Boomerang! (1947)
9/10
This film has a great point to make....one we should remember today.
15 July 2011
Warning: Spoilers
"Boomerang!" features an exceptional cast of actors who might not be pretty but who really knew their craft. Think about it...Dana Andrews, Ed Begley, Lee J. Cobb, Karl Malden, Arthur Kennedy and Robert Keith all in one film. You can't help but enjoy watching the film simply so you can get a chance to watch these wonderful but generally unheralded actors exercise their craft. And, with Elia Kazan directing, you can't help but expect excellence.

The film begins with a seemingly senseless murder. A beloved priest is shot in the back of the head, execution-style, on the street of a Connecticut town. The killer, dressed in a trench coat and hat, manages to get away and the town is clamoring for the police to catch him. In fact, the local paper pushes hard, very hard, for the police to act. And, as a result, it seems that the authorities try too hard to catch someone...anyone. The man they eventually catch (Arthur Kennedy) does give an inconsistent story but there really isn't much to connect him to the murder other than several eyewitnesses.

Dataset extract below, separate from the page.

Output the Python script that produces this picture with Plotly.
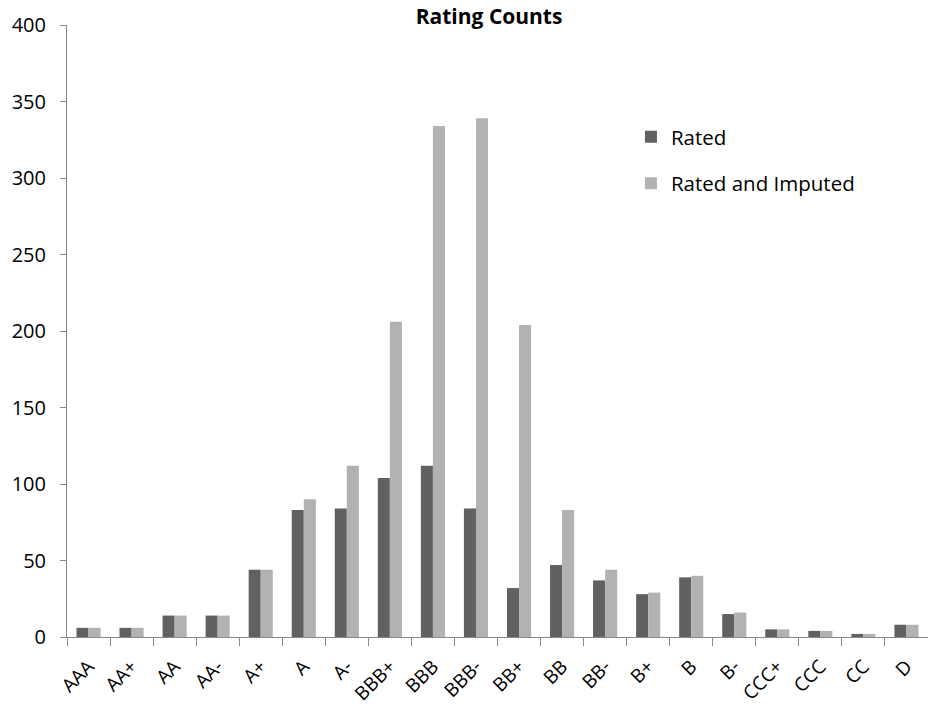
import plotly.graph_objects as go

categories = ["AAA", "AA+", "AA", "AA-", "A+", "A", "A-", "BBB+", "BBB", "BBB-",
              "BB+", "BB", "BB-", "B+", "B", "B-", "CCC+", "CCC", "CC", "D"]
rated = [6, 6, 14, 14, 44, 83, 84, 104, 112, 84, 32, 47, 37, 28, 39, 15, 5, 4, 2, 8]
rated_imputed = [6, 6, 14, 14, 44, 90, 112, 206, 334, 339, 204, 83, 44, 29, 40, 16, 5, 4, 2, 8]

font_family = "Open Sans, Liberation Sans, sans-serif"

fig = go.Figure()
fig.add_trace(go.Bar(x=categories, y=rated, name="Rated",
                     marker=dict(color="#616161", line=dict(width=0)),
                     legendgroup="a"))
fig.add_trace(go.Bar(x=categories, y=rated_imputed, name="Rated and Imputed",
                     marker=dict(color="#b2b2b2", line=dict(width=0)),
                     legendgroup="b"))

fig.update_layout(
    width=928, height=706,
    paper_bgcolor="white", plot_bgcolor="white",
    margin=dict(l=67, r=0, t=25, b=69),
    barmode="group", bargap=0.44, bargroupgap=0,
    font=dict(family=font_family, size=18, color="#000000"),
    title=dict(text="<b>Rating Counts</b>", x=0.527, xref="container", xanchor="center",
               y=0.976, yref="container", yanchor="middle",
               font=dict(family=font_family, size=21, color="#000000")),
    showlegend=True,
    legend=dict(x=0.655, y=0.85, xanchor="left", yanchor="top",
                xref="paper", yref="paper",
                traceorder="grouped", tracegroupgap=17,
                font=dict(family=font_family, size=20.5, color="#000000"),
                bgcolor="rgba(0,0,0,0)"),
    xaxis=dict(type="category", showline=True, linecolor="#898989", linewidth=1,
               ticks="outside", tickson="boundaries", ticklen=8, tickcolor="#898989",
               tickangle=-45, showgrid=False, zeroline=False, automargin=False,
               ticklabelstandoff=10,
               tickfont=dict(family=font_family, size=19, color="#000000")),
    yaxis=dict(range=[0, 400], dtick=50, showline=True, linecolor="#898989", linewidth=1,
               ticks="outside", ticklen=6, tickcolor="#898989", showgrid=False,
               zeroline=False, automargin=False, ticklabelstandoff=10,
               tickfont=dict(family=font_family, size=20, color="#000000")),
)

fig.write_html("out.html", config={"displayModeBar": False},
               post_script="document.body.style.margin='0px';document.body.style.overflow='hidden';")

When the District Attorney (Dana Andrews) gets the case, something bothers him. While everyone around him seems pleased about the arrest, he can't get past the fact that the evidence is tenuous--very tenuous. In fact, instead of prosecuting the case as you'd expect, Andrews manages to systematically prove the eyewitnesses were not the least bit reliable. They, too, were in a rush to judgment or had personal reasons to say Kennedy was the killer. And, following his impeachment of the witnesses, he is able to tear apart his own case--proving the defendant could not have been the assailant.

While the idea of a prosecuting attorney working hard in court to DISPROVE his case sounds insane, it is supposedly based on a real case. And it also proves just how horrible eyewitness accounts can be--often VERY unreliable and subject to lots of human error. It has a great point to make AND is quite entertaining and well constructed. Well worth seeing.